■ **EXERCISE**:
Leave out the pictures and retype only the lines from the opening line to the line that holds "0.9, 1, 1.1];", both ends included.

-- begin --

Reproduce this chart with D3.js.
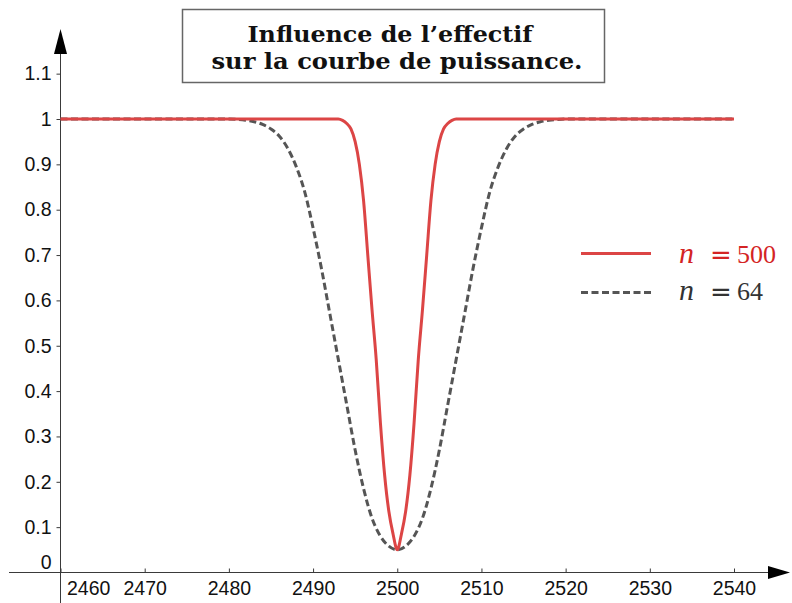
<!DOCTYPE html>
<html>
<head>
<meta charset="utf-8">
<script src="https://cdn.jsdelivr.net/npm/d3@7"></script>
<style>
  html, body { margin: 0; padding: 0; background: #fff; }
  svg { display: block; }
</style>
</head>
<body>
<svg id="chart" width="792" height="603"></svg>
<script>
// ---- Data ----
const titleLines = ["Influence de l\u2019effectif", "sur la courbe de puissance."];

const xTicks = [2460, 2470, 2480, 2490, 2500, 2510, 2520, 2530, 2540];
const yTicks = [0, 0.1, 0.2, 0.3, 0.4, 0.5, 0.6, 0.7, 0.8, 0.9, 1, 1.1];

// n = 64 (dashed grey)
const xN64 = [2460, 2470, 2480, 2481, 2482, 2483, 2484, 2485, 2486, 2487, 2488, 2489,
  2490, 2491, 2492, 2493, 2494, 2495, 2496, 2497, 2498, 2499, 2500,
  2501, 2502, 2503, 2504, 2505, 2506, 2507, 2508, 2509, 2510,
  2511, 2512, 2513, 2514, 2515, 2516, 2517, 2518, 2519, 2520, 2530, 2540];
const yN64 = [1, 1, 1, 0.999, 0.997, 0.994, 0.988, 0.978, 0.962, 0.935, 0.895, 0.840,
  0.760, 0.670, 0.570, 0.470, 0.370, 0.270, 0.185, 0.120, 0.080, 0.058, 0.050,
  0.058, 0.080, 0.120, 0.185, 0.270, 0.370, 0.470, 0.570, 0.670, 0.760,
  0.840, 0.895, 0.935, 0.962, 0.978, 0.988, 0.994, 0.997, 0.999, 1, 1, 1];

// n = 500 (solid red)
const xN500 = [2460, 2480, 2490, 2493, 2493.5, 2494, 2494.5, 2495, 2495.5, 2496, 2496.5,
  2497, 2497.5, 2498, 2498.5, 2499, 2499.5, 2500,
  2500.5, 2501, 2501.5, 2502, 2502.5, 2503, 2503.5, 2504, 2504.5, 2505, 2505.5,
  2506, 2506.5, 2507, 2510, 2520, 2540];
const yN500 = [1, 1, 1, 1, 0.997, 0.990, 0.978, 0.950, 0.900, 0.820, 0.700,
  0.580, 0.470, 0.330, 0.215, 0.135, 0.085, 0.050,
  0.085, 0.135, 0.215, 0.330, 0.470, 0.580, 0.700, 0.820, 0.900, 0.950, 0.978,
  0.990, 0.997, 1, 1, 1, 1];

const seriesNames = ["500", "64"];

// ---- Drawing ----
const svg = d3.select("#chart");

const x = d3.scaleLinear().domain([2460, 2540]).range([60.5, 734]);
const y = d3.scaleLinear().domain([0, 1]).range([572.5, 119]);

const axisColor = "#3a3a3a";
const redLine = "#dc4545";
const redText = "#d42424";
const greyLine = "#555555";
const labelFont = "'Liberation Sans', Arial, sans-serif";

// Axis lines with arrows
svg.append("line")
  .attr("x1", 9).attr("x2", 772).attr("y1", 572.5).attr("y2", 572.5)
  .attr("stroke", axisColor).attr("stroke-width", 1);
svg.append("path")
  .attr("d", `M790,572.5 L768,566 L768,579 Z`).attr("fill", "#000");

svg.append("line")
  .attr("x1", 60.5).attr("x2", 60.5).attr("y1", 603).attr("y2", 50)
  .attr("stroke", axisColor).attr("stroke-width", 1);
svg.append("path")
  .attr("d", `M60.5,29 L54,54 L67,54 Z`).attr("fill", "#000");

// X axis ticks & labels
const xAxis = d3.axisBottom(x).tickValues(xTicks).tickSize(-4).tickPadding(9)
  .tickFormat(d3.format("d"));
const gx = svg.append("g").attr("transform", "translate(0,572.5)").call(xAxis);
gx.select(".domain").remove();
gx.selectAll(".tick line").attr("stroke", axisColor);
gx.selectAll(".tick text")
  .attr("font-family", labelFont).attr("font-size", 19.5).attr("fill", "#111");
gx.selectAll(".tick").filter(d => d === 2460).select("text")
  .attr("text-anchor", "start").attr("x", 6);

// Y axis ticks & labels
const yAxis = d3.axisLeft(y).tickValues(yTicks).tickSize(4).tickPadding(5)
  .tickFormat(d => d === 0 ? "0" : d3.format("~g")(d));
const gy = svg.append("g").attr("transform", "translate(60.5,0)").call(yAxis);
gy.select(".domain").remove();
gy.selectAll(".tick line").attr("stroke", axisColor);
gy.selectAll(".tick text")
  .attr("font-family", labelFont).attr("font-size", 19.5).attr("fill", "#111");
gy.selectAll(".tick").filter(d => d === 0).select("text").attr("y", -10).attr("x", -9);
gy.selectAll(".tick").filter(d => d === 0).select("line").remove();

// Curves
const line = d3.line().x(d => x(d[0])).y(d => y(d[1])).curve(d3.curveMonotoneX);
const d64 = xN64.map((v, i) => [v, yN64[i]]);
const d500 = xN500.map((v, i) => [v, yN500[i]]);

svg.append("path").datum(d64).attr("d", line)
  .attr("fill", "none").attr("stroke", greyLine).attr("stroke-width", 3)
  .attr("stroke-dasharray", "7,3.5");
svg.append("path").datum(d500).attr("d", line)
  .attr("fill", "none").attr("stroke", redLine).attr("stroke-width", 3)
  .attr("stroke-linejoin", "round");

// Title box
svg.append("rect")
  .attr("x", 182.5).attr("y", 9.5).attr("width", 422).attr("height", 73)
  .attr("fill", "#fff").attr("stroke", "#666").attr("stroke-width", 1.5);
const titleFont = "'DejaVu Serif', 'Liberation Serif', serif";
svg.append("text").attr("x", 390).attr("y", 41.5)
  .attr("text-anchor", "middle").attr("font-family", titleFont)
  .attr("font-weight", "bold").attr("font-size", 22).attr("fill", "#111")
  .attr("textLength", 285).attr("lengthAdjust", "spacingAndGlyphs")
  .text(titleLines[0]);
svg.append("text").attr("x", 397).attr("y", 69)
  .attr("text-anchor", "middle").attr("font-family", titleFont)
  .attr("font-weight", "bold").attr("font-size", 22).attr("fill", "#111")
  .attr("textLength", 371).attr("lengthAdjust", "spacingAndGlyphs")
  .text(titleLines[1]);

// Legend
const legend = svg.append("g");
legend.append("line").attr("x1", 581).attr("x2", 651).attr("y1", 253.5).attr("y2", 253.5)
  .attr("stroke", redLine).attr("stroke-width", 3);
legend.append("line").attr("x1", 581).attr("x2", 651).attr("y1", 292.5).attr("y2", 292.5)
  .attr("stroke", greyLine).attr("stroke-width", 3).attr("stroke-dasharray", "7,3.5");

const serif = "'Liberation Serif', 'Times New Roman', serif";
function legendLabel(yBase, value, color) {
  legend.append("text").attr("x", 679).attr("y", yBase)
    .attr("font-family", serif).attr("font-style", "italic")
    .attr("font-size", 30).attr("fill", color).text("n");
  legend.append("text").attr("x", 721).attr("y", yBase + 1).attr("text-anchor", "middle")
    .attr("font-family", "'DejaVu Sans', sans-serif").attr("font-size", 26)
    .attr("fill", color).text("=");
  legend.append("text").attr("x", 737).attr("y", yBase)
    .attr("font-family", serif).attr("font-size", 26).attr("fill", color).text(value);
}
legendLabel(263, seriesNames[0], redText);
legendLabel(299.5, seriesNames[1], "#333");
</script>
</body>
</html>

-- end --

■ **TASK SOLUTION**:
Reproduce this chart with D3.js.
<!DOCTYPE html>
<html>
<head>
<meta charset="utf-8">
<script src="https://cdn.jsdelivr.net/npm/d3@7"></script>
<style>
  html, body { margin: 0; padding: 0; background: #fff; }
  svg { display: block; }
</style>
</head>
<body>
<svg id="chart" width="792" height="603"></svg>
<script>
// ---- Data ----
const titleLines = ["Influence de l\u2019effectif", "sur la courbe de puissance."];

const xTicks = [2460, 2470, 2480, 2490, 2500, 2510, 2520, 2530, 2540];
const yTicks = [0, 0.1, 0.2, 0.3, 0.4, 0.5, 0.6, 0.7, 0.8, 0.9, 1, 1.1];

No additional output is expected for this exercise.